Although an improvement, Canadian flax exporters say the risk of rejection is still too high. The best way to reduce the risk is to remove Triffid from the system, said Terry James, chair of the Flax Council of Canada (FCC) and vice-president of Richardson International, a major flax exporter. And that’s why all seed – farm-saved and certified – must pass what’s known as the four by 60 (4 X 60) test.
A cleaned, representative 20-kilogram sample is taken from a seed lot of no more than 20 tonnes. A minimum of four subsamples per one tonne (one sample per 10 bushels) must be drawn and mixed thoroughly.
The sample is sent to a lab (see attached list) and four, 60-gram samples are taken and tested separately, providing results that are 95 per cent accurate.

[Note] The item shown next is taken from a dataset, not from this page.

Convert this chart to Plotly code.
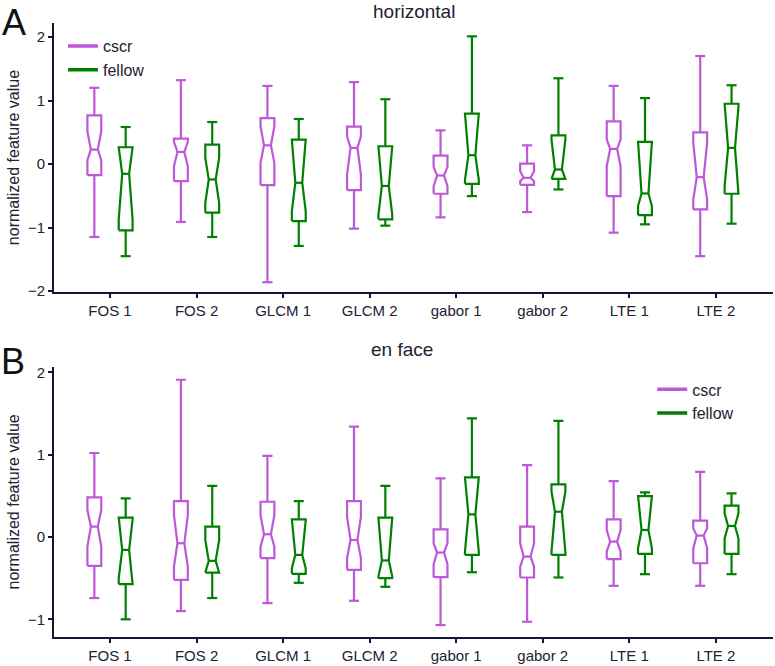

That’s better than one 60-gram test, which is only 60 per cent accurate.
The council recommends farmers get the one sample test done first. If the seed fails the first test there’s no point in submitting it for the second.
Farmers must test flax varieties developed by Agriculture and Agri-Food Canada. So far Triffid has not been found in its breeder seed but officials say it could be contaminated.
One Manitoba farmer said the certified Flanders flaxseed he purchased in 2007, worth more than $4,000, tested positive for Triffid.
“It would be my recommendation not to plant it,” James said.
To satisfy EU customers James said Richardson wants farmers to test the 2010 flax crop for Triffid before delivering it.
“The only way that we are going to (satisfy the EU is) do it is with constant testing – testing of the new crop that a producer harvests, testing of rail cars… and then testing again in the terminal at Thunder Bay to make sure it’s negative before it goes on a vessel,” James said.
The turnaround time for the labs in Saskatoon ranges from to three seven working days. Farmers can speed up the process by sending their samples by courier and including their email or fax numbers for results.